The following has been modified from my field notes from when I took tropical ecology and did a field session in Belize.
In the rainforest ecosystem, the number of symbiotic relationships between organisms is astounding. For example, the relationship between leafcutter ants and the fungus is highly observable in Belize. There is such a great number of these ants that paths are created by them. Leafcutter ant is a generic term for one of 47 species, in the orders Atta and Acromyrmex. They take leafs from plants and chew them up, this plant material is then fed to a fungus, which they eat. In a sense they are farmers. Since the fungus receives a habitat and the ant receive food, this symbiotic relationship is mutualism. There is a dark side to this relationship though. If a plant is highly desirable by ants they will highly predate on said plant. Because of this, they are seen as pests by farmers, whose crops they can destroy.
We saw a wide variety of epiphytes growing on a wide range of trees. Epiphytes are plants that live on the bark and the branches of other trees. This feature allows the plant to gain access to light with a limited energy investment. Most plant growth is limited by sunlight, water availability, and temperature. They are not parasitic but their weight can damage trees.
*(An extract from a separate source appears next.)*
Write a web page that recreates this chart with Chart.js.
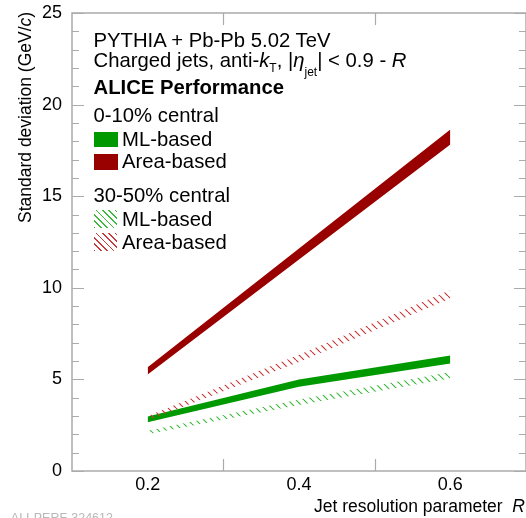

This is an example of commensal as the trees are not harmed but the epiphyte benefits from the relationship. At the Mayan ruins, we saw one plant that has adapted to solve this issue by shedding its bark, so the epiphytes fall off with the bark. This worked fairly well for the tree but in one area a plant had managed to survive on the tree. The most commonly recognized epiphytes are pitcher plants, “air plants”, and mistletoe (Santalales).